India has made it clear to China that peace and tranquillity in border areas are essential for the development of bilateral ties and that it can only be based on ”three mutuals” — mutual respect, mutual sensitivity and mutual interests, Foreign Secretary Harsh Vardhan Shringla said today.
He said as an immediate neighbour of Afghanistan, India is naturally concerned about the recent changes in that country and their implications for the region and that India’s friendship with Afghan people will continue to guide its approach in the future.
In an address at the sixth J P Morgan ”India Investor Summit”, Mr Shringla said the situation in India’s neighbourhood, particularly in Afghanistan, and with China on the eastern borders reminds us that while the new realities are making themselves felt, traditional security challenges remain.
Talking about “megatrends”, he listed the phenomenon of rebalancing in which global activity is moving towards Asia, the rise of China and the pressure on the international systems among others.
On New Delhi’s ties with Beijing, he said Chinese attempts over the last year to “unilaterally” alter the status quo in Ladakh have “seriously disturbed” peace and tranquillity in the border areas.
“These acts are in violation of our bilateral agreements and have inevitably impacted other aspects of the bilateral relationship,” he said, referring to the eastern Ladakh border standoff.
“We have made it clear to the Chinese side that peace and tranquillity in border areas are essential for the development of our relationship.
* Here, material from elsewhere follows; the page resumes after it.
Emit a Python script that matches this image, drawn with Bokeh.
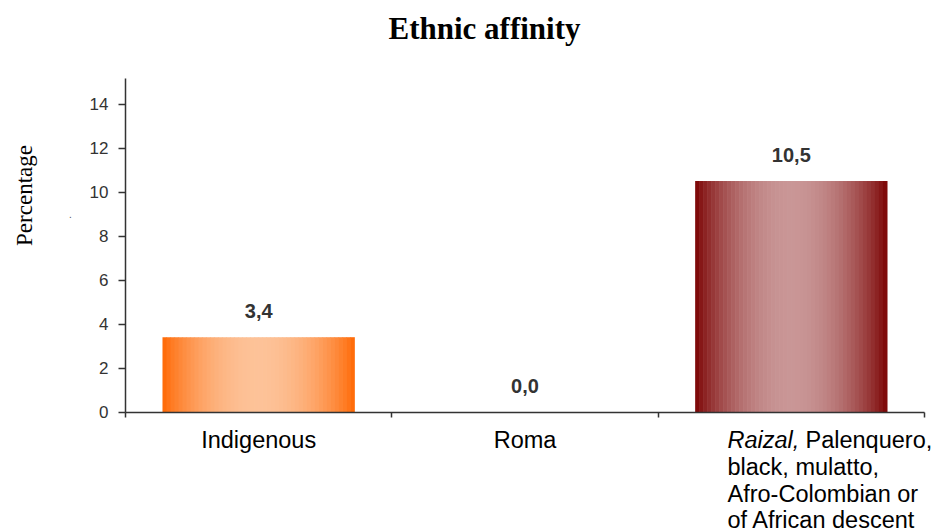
import math
from bokeh.plotting import figure
from bokeh.models import FixedTicker, Range1d, Label, ColumnDataSource
from bokeh.core.properties import value
from bokeh.embed import file_html
from bokeh.resources import INLINE

# ---- data ----
categories = ["Indigenous", "Roma", "Raizal, Palenquero, black, mulatto, Afro-Colombian or of African descent"]
values = [3.4, 0.0, 10.5]
value_labels = ["3,4", "0,0", "10,5"]
y_ticks = [0, 2, 4, 6, 8, 10, 12, 14]
title_text = "Ethnic affinity"
y_title = "Percentage"

# ---- layout constants (pixels) ----
W, H = 936, 532
OFF = 0                           # page offset of the figure
AX_X0, AX_X1 = 125.0, 924.0       # x-axis extent
AX_Y0 = 411.5                     # y pixel of value 0
PX_Y = 22.0                       # pixels per unit on y
Y_AXIS_TOP = 15.16
TXT_SHIFT = 10                    # baseline correction for text rendering
PX_X = (AX_X1 - AX_X0) / 3.0
X_MIN = -0.5 - (AX_X0 - OFF) / PX_X
X_MAX = X_MIN + W / PX_X
Y_TOP = (AX_Y0 - OFF) / PX_Y
Y_BOT = Y_TOP - H / PX_Y

def dx(px):
    return X_MIN + (px - OFF) / PX_X

def dy(py):
    return (AX_Y0 - py) / PX_Y

p = figure(width=W, height=H, output_backend="svg", toolbar_location=None,
           x_range=Range1d(X_MIN, X_MAX), y_range=Range1d(Y_BOT, Y_TOP),
           min_border_left=0, min_border_right=0, min_border_top=0, min_border_bottom=0)
p.outline_line_color = None
p.grid.visible = False
p.background_fill_color = "white"
p.border_fill_color = "white"

# ---- gradient bars ----
BAR_W = 0.72
N = 48
edges = [(255, 102, 0), (255, 102, 0), (122, 0, 0)]
centers = [(253, 194, 152), (253, 194, 152), (201, 150, 150)]

def mix(a, b, t):
    return "#%02x%02x%02x" % tuple(int(round(a[i] + (b[i] - a[i]) * t)) for i in range(3))

xs, tops, cols, ws = [], [], [], []
for i, v in enumerate(values):
    if v <= 0:
        continue
    for k in range(N):
        t = (k + 0.5) / N
        g = math.sin(math.pi * t) ** 0.8
        xs.append(i - BAR_W / 2 + t * BAR_W)
        tops.append(v)
        cols.append(mix(edges[i], centers[i], g))
        ws.append(BAR_W / N * 1.15)
src = ColumnDataSource(dict(x=xs, top=tops, color=cols, w=ws))
p.vbar(x="x", top="top", width="w", bottom=0, fill_color="color", line_color=None, source=src)

# value labels
vsrc = ColumnDataSource(dict(x=list(range(len(values))), y=values, t=value_labels))
p.text(x="x", y="y", text="t", source=vsrc, text_align="center", text_baseline="alphabetic",
       y_offset=-16 - TXT_SHIFT, text_font_size="20px", text_font_style="bold",
       text_color="#333333", text_font=value("Liberation Sans"))

# ---- axes ----
ya = p.yaxis[0]
ya.fixed_location = -0.5
ya.bounds = (0, Y_AXIS_TOP)
ya.ticker = FixedTicker(ticks=y_ticks)
ya.major_tick_in = 0
ya.major_tick_out = 7
ya.minor_tick_line_color = None
ya.axis_line_color = "#333333"
ya.axis_line_width = 1.5
ya.major_tick_line_color = "#333333"
ya.major_tick_line_width = 1.5
ya.major_label_text_font = "Liberation Sans"
ya.major_label_text_font_size = "17px"
ya.major_label_text_color = "#333333"
ya.major_label_standoff = 10

xa = p.xaxis[0]
xa.fixed_location = 0
xa.bounds = (-0.5, 2.5)
xa.ticker = FixedTicker(ticks=[-0.5, 0.5, 1.5, 2.5])
xa.major_label_overrides = {-0.5: " ", 0.5: " ", 1.5: " ", 2.5: " "}
xa.major_tick_in = 0
xa.major_tick_out = 5
xa.minor_tick_line_color = None
xa.axis_line_color = "#333333"
xa.axis_line_width = 1.5
xa.major_tick_line_color = "#333333"
xa.major_tick_line_width = 1.5

# ---- y title ----
p.add_layout(Label(x=dx(24), y=dy(195), text=y_title, angle=math.pi / 2, text_align="center",
                   text_baseline="middle", text_font="Liberation Serif",
                   text_font_size="23px", text_color="black"))
p.add_layout(Label(x=dx(70), y=dy(213), text=".", text_align="center",
                   text_baseline="middle", text_font="Liberation Sans",
                   text_font_size="10px", text_color="#555555"))

# ---- title ----
p.add_layout(Label(x=dx(484), y=dy(38 - TXT_SHIFT), text=title_text, text_align="center",
                   text_baseline="alphabetic", text_font="Liberation Serif",
                   text_font_style="bold", text_font_size="31px", text_color="black"))

# ---- category labels ----
CAT_FONT = "23.5px"
base = 449.5 - TXT_SHIFT
p.add_layout(Label(x=0, y=dy(base), text=categories[0], text_align="center",
                   text_baseline="alphabetic", text_font="Liberation Sans",
                   text_font_size=CAT_FONT, text_color="black"))
p.add_layout(Label(x=1, y=dy(base), text=categories[1], text_align="center",
                   text_baseline="alphabetic", text_font="Liberation Sans",
                   text_font_size=CAT_FONT, text_color="black"))
third_lines = ["Raizal,", "Palenquero,", "black, mulatto,", "Afro-Colombian or", "of African descent"]
x3 = dx(727)
p.add_layout(Label(x=x3, y=dy(base), text=third_lines[0], text_align="left",
                   text_baseline="alphabetic", text_font="Liberation Sans",
                   text_font_style="italic", text_font_size=CAT_FONT, text_color="black"))
p.add_layout(Label(x=x3, y=dy(base), x_offset=78, text=third_lines[1], text_align="left",
                   text_baseline="alphabetic", text_font="Liberation Sans",
                   text_font_size=CAT_FONT, text_color="black"))
LINE = 26.8
for j, line in enumerate(third_lines[2:], start=1):
    p.add_layout(Label(x=x3, y=dy(base + j * LINE), text=line, text_align="left",
                       text_baseline="alphabetic", text_font="Liberation Sans",
                       text_font_size=CAT_FONT, text_color="black"))

open("out.html", "w").write(file_html(p, INLINE))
Development of India-China relationship can only be based on ”three mutuals”- mutual respect, mutual sensitivity and mutual interests,” he added.
Mr Shringla said an essential basis for the largely positive trajectory of India-China relations during the last 40 years has been the agreement between the two countries to ensure peace and tranquillity in the border areas.
On the situation in Afghanistan, he referred to the recent UN Security Council resolution 2693 and said it demanded that Afghan territory should not be used for sheltering, training, planning or financing terrorist acts and also specifically refers to terrorists proscribed by the global body, including those from Lashkar-e-Taiba (LeT) and Jaish-e-Mohammed (JeM).
“As an immediate neighbour, we are naturally concerned about the recent changes within Afghanistan and their implications for us and the region,” Mr Shringla said.
The foreign secretary said India’s immediate focus was on the evacuation of its nationals from Afghanistan and that most of them were able to leave Kabul in August along with a number of Afghans, including minorities.
“However, this process could not be completed due to the security situation at the airport. Resumption of flights from Kabul airport is, therefore, a priority. We are closely monitoring the unfolding situation,” Mr Shringla said.
Elaborating on the UN Security Council resolution on Afghanistan, he noted that it was adopted under India’s presidency of the global body and that it comprehensively addressed the main pending issues relating to that country.
The foreign secretary said India is also monitoring developments related to the humanitarian needs of Afghanistan.
In UNDP’s assessment, there is an imminent threat of poverty levels rising in Afghanistan besides a threat of an imminent drought and a food security crisis, he said.
“It is important for the humanitarian assistance providers to be given unrestricted and direct access to Afghanistan,” the foreign secretary said.
He also underlined the need to ensure that the distribution of humanitarian assistance is done in a “non-discriminatory manner” to all sections of Afghan society.
“India’s approach to Afghanistan has been guided by our civilisational relationship with the Afghan people. We have extended over USD 3 billion as development assistance for the welfare of the people of Afghanistan,” he said.
Referring to the recent in-person Quad summit, Mr Shringla said the agenda of cooperation under this framework is constructive and diverse.
“The four Quad countries are engaged on issues of connectivity and infrastructure, emerging technologies, climate action, education, and most important of all, COVID-19 responses – which include vaccines collaboration, and resilient and reliable supply chains,” he said.
He said India is involved in multiple initiatives, within the framework of Quad and with Quad countries individually, on supply chain resilience.